Ocean County plans to spend nearly $23 million to upgrade its radio communications system and modernize its Criminal Scene Investigation Unit. 

Ocean County Emergency Dispatching Operations Center (Dianne DeOliveira, Townsquare Media NJ)

On Wednesday, the freeholder board is expected to give the project final approval.

Freeholder John "Jack" Kelly, who also serves as the board's public safety director, said the county had been talking about the upgrade to the radio system for a number of years.

"There's more interference than ever on the radios for all emergency services, police, fire, first aid - and for some years we've been trying to go from 500 to 700 megahertz. We are now ready to do that," Kelly said.
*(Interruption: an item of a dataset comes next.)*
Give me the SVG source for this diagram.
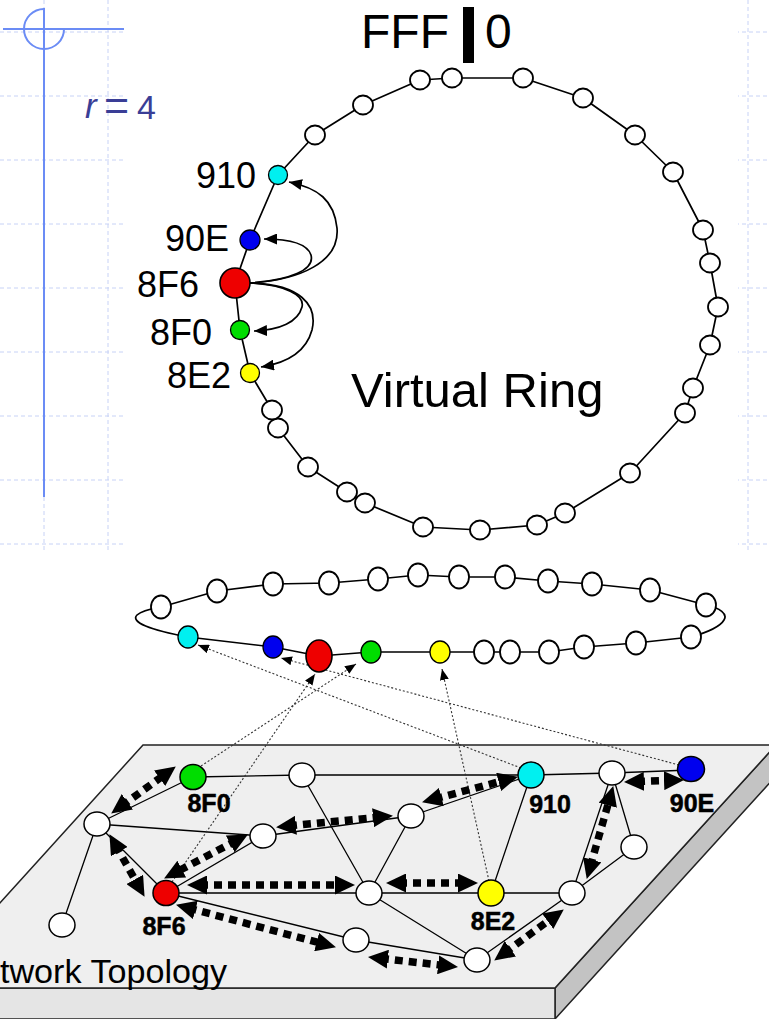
<svg xmlns="http://www.w3.org/2000/svg" width="769" height="1019" viewBox="0 0 769 1019">
<defs>
<style>
.grid{stroke:#c7d2f6;stroke-width:1;stroke-dasharray:4 3;fill:none}
.deco{stroke:#6b8cf5;stroke-width:2;fill:none}
.ring{fill:none;stroke:#000;stroke-width:1.7;stroke-linejoin:round}
.rn{fill:#fff;stroke:#000;stroke-width:1.8}
.lbl{font-family:"Liberation Sans",Arial,Helvetica,sans-serif;fill:#000}
.rl{font-family:"Liberation Sans",Arial,sans-serif;fill:#3a3e96}
.nl{font-family:"Liberation Sans",Arial,Helvetica,sans-serif;font-weight:bold;font-size:25px;fill:#000;text-anchor:middle;stroke:#000;stroke-width:0.5}
.edge{stroke:#000;stroke-width:1.3;fill:none}
.nn{stroke:#000;stroke-width:1.5}
.darr{stroke:#000;stroke-width:7.5;stroke-dasharray:8 6;fill:none;marker-start:url(#big);marker-end:url(#big)}
.dot{stroke:#333;stroke-width:1.1;stroke-dasharray:2 2;fill:none;marker-end:url(#dotA)}
.curve{stroke:#000;stroke-width:1.7;fill:none;marker-end:url(#ringA)}
</style>
<marker id="big" markerUnits="userSpaceOnUse" viewBox="0 0 20 19" markerWidth="20" markerHeight="19" refX="7" refY="9.5" orient="auto-start-reverse"><path d="M0,0 L20,9.5 L0,19 z" fill="#000"/></marker>
<marker id="dotA" markerUnits="userSpaceOnUse" viewBox="0 0 11 9" markerWidth="11" markerHeight="9" refX="11" refY="4.5" orient="auto"><path d="M0,0 L11,4.5 L0,9 z" fill="#000"/></marker>
<marker id="ringA" markerUnits="userSpaceOnUse" viewBox="0 0 13 11" markerWidth="13" markerHeight="11" refX="13" refY="5.5" orient="auto"><path d="M0,0 L13,5.5 L0,11 z" fill="#000"/></marker>
</defs>

<rect x="0" y="0" width="769" height="1019" fill="#fff"/>
<g id="grid">
<path class="grid" d="M44,0V556M108,0V556M172,0V556M236,0V556M300,0V556M364,0V556M428,0V556M492,0V556M556,0V556M620,0V556M684,0V556M748,0V556"/>
<path class="grid" d="M0,32H769M0,96H769M0,160H769M0,224H769M0,288H769M0,352H769M0,416H769M0,480H769M0,544H769"/>
</g>
<rect x="124" y="0" width="614" height="553" fill="#fff"/>
<rect x="0" y="553" width="769" height="466" fill="#fff"/>

<g id="decoration">
<path class="deco" d="M44,8V497M3,29H124"/>
<path class="deco" d="M44,9 A20,20 0 1 0 64,29"/>
<text class="rl" x="85" y="118" font-size="35" font-style="italic">r</text>
<text class="rl" x="104" y="120" font-size="43">=</text>
<text class="rl" x="137" y="119" font-size="34">4</text>
</g>

<g id="top-ring">
<text class="lbl" x="361" y="48" font-size="48">FFF</text>
<rect x="463" y="7" width="11" height="56" fill="#000"/>
<text class="lbl" x="485" y="48" font-size="48">0</text>
<path class="ring" d="M420,80 L452,78 L523,78 L583,98 L635,135 L673,172 L703,230 L710,263 L718,307 L710,345 L693,388 L685,413 L630,473 L565,513 L537,525 L480,530 L423,527 L365,503 L347,492 L308,467 L278,428 L272,410 L250,373 L240,330 L235,283 L250,240 L278,175 L315,135 L363,105 Z"/>
<text class="lbl" x="351" y="407" font-size="49">Virtual Ring</text>
</g>

<g id="plane">
<polygon points="555,988 776,745 776,776 555,1019" fill="#c3c3c3" stroke="#222" stroke-width="1.5"/>
<polygon points="-77,988 555,988 555,1019 -77,1019" fill="#e5e5e5" stroke="#222" stroke-width="1.5"/>
<polygon points="143,745 776,745 555,988 -77,988" fill="#efefef" stroke="#222" stroke-width="1.5"/>
<text class="lbl" x="0" y="983" font-size="34" textLength="227" lengthAdjust="spacingAndGlyphs">twork Topology</text>
</g>

<g id="small-ring">
<path class="ring" d="M161,607 L217,591 L273,584 L329,583 L378,579 L418,575 L459,577 L505,577 L548,581 L592,584 L650,590 L706,605 C720,608 728,614 724,620 C720,627 705,633 691,637 L636,643 L584,647 L549,652 L510,652 L484,652 L440,652 L371,652 L319,656 L273,647 L188,637 C150,630 130,622 137,615 C141,611 150,609 161,607 Z"/>
</g>

<g id="connectors">
<g id="ring-arrows">
<path class="curve" d="M250,283 C300,280 340,262 337,228 C334,200 318,188 289,182"/>
<path class="curve" d="M250,283 C290,280 315,270 311,255 C307,243 290,239 264,239"/>
<path class="curve" d="M250,283 C285,285 305,295 302,307 C298,322 280,330 254,331"/>
<path class="curve" d="M250,283 C300,284 318,305 312,330 C306,352 287,363 261,367"/>
</g>
<g id="edges">
<path class="edge" d="M193,777L302,775M302,775L531,775M531,775L612,773M612,773L690,770M97,824L193,777M97,824L263,836M97,824L166,893M97,824L62,925M263,836L166,893M263,836L411,816M302,775L369,893M166,893L369,893M166,893L356,940M369,893L411,816M369,893L491,893M369,893L477,960M356,940L477,960M491,893L531,775M491,893L572,893M572,893L477,960M572,893L634,847M634,847L612,773M572,893L612,773M411,816L531,775"/>
</g>
<g id="mapping">
<path class="dot" d="M521,768 L198,645"/>
<path class="dot" d="M679,765 L281,658"/>
<path class="dot" d="M172,882 L315,674"/>
<path class="dot" d="M201,766 L356,664"/>
<path class="dot" d="M489,881 L442,669"/>
</g>
<g id="routes">
<path class="darr" d="M121.7,805.9 L165.3,774.1"/>
<path class="darr" d="M115.8,845.5 L138.2,885.5"/>
<path class="darr" d="M236.4,840.6 L175.6,872.4"/>
<path class="darr" d="M200,885 L342,885"/>
<path class="darr" d="M188.6,908.1 L323.4,943.9"/>
<path class="darr" d="M289,825.9 L380,817.1"/>
<path class="darr" d="M434.6,798.9 L505.4,780.1"/>
<path class="darr" d="M399,883 L465,883"/>
<path class="darr" d="M380.9,958.4 L445.1,965.6"/>
<path class="darr" d="M504.7,952.9 L553.3,917.1"/>
<path class="darr" d="M590.3,866.5 L609.7,798.5"/>
<path class="darr" d="M637,781.6 L671,780.4"/>
</g>
</g>

<g id="top-ring-nodes">
<ellipse class="rn" cx="420" cy="80" rx="10" ry="9.5"/>
<ellipse class="rn" cx="452" cy="78" rx="10" ry="9.5"/>
<ellipse class="rn" cx="523" cy="78" rx="10" ry="9.5"/>
<ellipse class="rn" cx="583" cy="98" rx="10" ry="9.5"/>
<ellipse class="rn" cx="635" cy="135" rx="10" ry="9.5"/>
<ellipse class="rn" cx="673" cy="172" rx="10" ry="9.5"/>
<ellipse class="rn" cx="703" cy="230" rx="10" ry="9.5"/>
<ellipse class="rn" cx="710" cy="263" rx="10" ry="9.5"/>
<ellipse class="rn" cx="718" cy="307" rx="10" ry="9.5"/>
<ellipse class="rn" cx="710" cy="345" rx="10" ry="9.5"/>
<ellipse class="rn" cx="693" cy="388" rx="10" ry="9.5"/>
<ellipse class="rn" cx="685" cy="413" rx="10" ry="9.5"/>
<ellipse class="rn" cx="630" cy="473" rx="10" ry="9.5"/>
<ellipse class="rn" cx="565" cy="513" rx="10" ry="9.5"/>
<ellipse class="rn" cx="537" cy="525" rx="10" ry="9.5"/>
<ellipse class="rn" cx="480" cy="530" rx="10" ry="9.5"/>
<ellipse class="rn" cx="423" cy="527" rx="10" ry="9.5"/>
<ellipse class="rn" cx="365" cy="503" rx="10" ry="9.5"/>
<ellipse class="rn" cx="347" cy="492" rx="10" ry="9.5"/>
<ellipse class="rn" cx="308" cy="467" rx="10" ry="9.5"/>
<ellipse class="rn" cx="278" cy="428" rx="10" ry="9.5"/>
<ellipse class="rn" cx="272" cy="410" rx="10" ry="9.5"/>
<ellipse class="rn" cx="315" cy="135" rx="10" ry="9.5"/>
<ellipse class="rn" cx="363" cy="105" rx="10" ry="9.5"/>
</g>
<g id="ring-910"><circle cx="278" cy="175" r="9.5" fill="#00f0f0" stroke="#000" stroke-width="1.3"/><text class="lbl" x="256" y="188" font-size="36" text-anchor="end">910</text></g>
<g id="ring-90E"><circle cx="250" cy="240" r="10" fill="#0000ee" stroke="#000" stroke-width="1.3"/><text class="lbl" x="229" y="251" font-size="36" text-anchor="end">90E</text></g>
<g id="ring-8F6"><circle cx="235" cy="283" r="15" fill="#ee0000" stroke="#000" stroke-width="1.6"/><text class="lbl" x="199" y="297" font-size="36" text-anchor="end">8F6</text></g>
<g id="ring-8F0"><circle cx="240" cy="330" r="9.5" fill="#00dd00" stroke="#000" stroke-width="1.3"/><text class="lbl" x="212" y="345" font-size="36" text-anchor="end">8F0</text></g>
<g id="ring-8E2"><circle cx="250" cy="373" r="9.5" fill="#ffff00" stroke="#000" stroke-width="1.3"/><text class="lbl" x="231" y="388" font-size="36" text-anchor="end">8E2</text></g>

<g id="small-ring-nodes">
<ellipse class="rn" cx="161" cy="607" rx="10" ry="11.5"/>
<ellipse class="rn" cx="217" cy="591" rx="10" ry="11.5"/>
<ellipse class="rn" cx="273" cy="584" rx="10" ry="11.5"/>
<ellipse class="rn" cx="329" cy="583" rx="10" ry="11.5"/>
<ellipse class="rn" cx="378" cy="579" rx="10" ry="11.5"/>
<ellipse class="rn" cx="418" cy="575" rx="10" ry="11.5"/>
<ellipse class="rn" cx="459" cy="577" rx="10" ry="11.5"/>
<ellipse class="rn" cx="505" cy="577" rx="10" ry="11.5"/>
<ellipse class="rn" cx="548" cy="581" rx="10" ry="11.5"/>
<ellipse class="rn" cx="592" cy="584" rx="10" ry="11.5"/>
<ellipse class="rn" cx="650" cy="590" rx="10" ry="11.5"/>
<ellipse class="rn" cx="706" cy="605" rx="10" ry="11.5"/>
<ellipse class="rn" cx="691" cy="637" rx="10" ry="11.5"/>
<ellipse class="rn" cx="636" cy="643" rx="10" ry="11.5"/>
<ellipse class="rn" cx="584" cy="647" rx="10" ry="11.5"/>
<ellipse class="rn" cx="549" cy="652" rx="10" ry="11.5"/>
<ellipse class="rn" cx="510" cy="652" rx="10" ry="11.5"/>
<ellipse class="rn" cx="484" cy="652" rx="10" ry="11.5"/>
</g>
<g id="small-910"><ellipse cx="188" cy="637" rx="10" ry="11" fill="#00f0f0" stroke="#000" stroke-width="1.3"/></g>
<g id="small-90E"><ellipse cx="273" cy="647" rx="10" ry="11" fill="#0000ee" stroke="#000" stroke-width="1.3"/></g>
<g id="small-8F6"><ellipse cx="319" cy="656" rx="13" ry="16" fill="#ee0000" stroke="#000" stroke-width="1.6"/></g>
<g id="small-8F0"><ellipse cx="371" cy="652" rx="10" ry="11" fill="#00dd00" stroke="#000" stroke-width="1.3"/></g>
<g id="small-8E2"><ellipse cx="440" cy="652" rx="10" ry="11" fill="#ffff00" stroke="#000" stroke-width="1.3"/></g>

<g id="net-A"><ellipse class="nn" cx="97" cy="824" rx="13" ry="12" fill="#fff"/></g>
<g id="net-B"><ellipse class="nn" cx="302" cy="775" rx="13" ry="12" fill="#fff"/></g>
<g id="net-C"><ellipse class="nn" cx="263" cy="836" rx="13" ry="12" fill="#fff"/></g>
<g id="net-D"><ellipse class="nn" cx="62" cy="925" rx="13" ry="12" fill="#fff"/></g>
<g id="net-E"><ellipse class="nn" cx="369" cy="893" rx="13" ry="12" fill="#fff"/></g>
<g id="net-F"><ellipse class="nn" cx="356" cy="940" rx="13" ry="12" fill="#fff"/></g>
<g id="net-G"><ellipse class="nn" cx="612" cy="773" rx="13" ry="12" fill="#fff"/></g>
<g id="net-H"><ellipse class="nn" cx="411" cy="816" rx="13" ry="12" fill="#fff"/></g>
<g id="net-I"><ellipse class="nn" cx="634" cy="847" rx="13" ry="12" fill="#fff"/></g>
<g id="net-J"><ellipse class="nn" cx="572" cy="893" rx="13" ry="12" fill="#fff"/></g>
<g id="net-K"><ellipse class="nn" cx="477" cy="960" rx="13" ry="12" fill="#fff"/></g>
<g id="net-8F0"><ellipse class="nn" cx="193" cy="777" rx="13" ry="12.5" fill="#00dd00"/><text class="nl" x="209" y="812">8F0</text></g>
<g id="net-8F6"><ellipse class="nn" cx="166" cy="893" rx="13" ry="12.5" fill="#ee0000"/><text class="nl" x="164" y="935">8F6</text></g>
<g id="net-910"><ellipse class="nn" cx="531" cy="775" rx="13" ry="13" fill="#00f0f0"/><text class="nl" x="550" y="813">910</text></g>
<g id="net-90E"><ellipse class="nn" cx="691" cy="769" rx="13.5" ry="12.5" fill="#0000ee"/><text class="nl" x="692" y="812">90E</text></g>
<g id="net-8E2"><ellipse class="nn" cx="491" cy="893" rx="13" ry="13" fill="#ffff00"/><text class="nl" x="493" y="930">8E2</text></g>
</svg>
The upgrades include constructing radio towers to raise public safety radio transmissions to the range at which commercial television broadcasts. Ocean County Sheriff Mike Mastronardy is thankful the freeholders support the 12-to-18-month project, and said it couldn't happen fast enough.

"I know it's a costly project, but what's the cost of either a firefighter, or EMS, or police officer. This is going to protect them in the future," Mastronardy said. "We have situations in the radio room right now where we switch to another channel. People can't hear people. People get frustrated."

The project includes a new 911 phone switch and upgrades to the Criminal Scene Investigation Unit's laboratory equipment.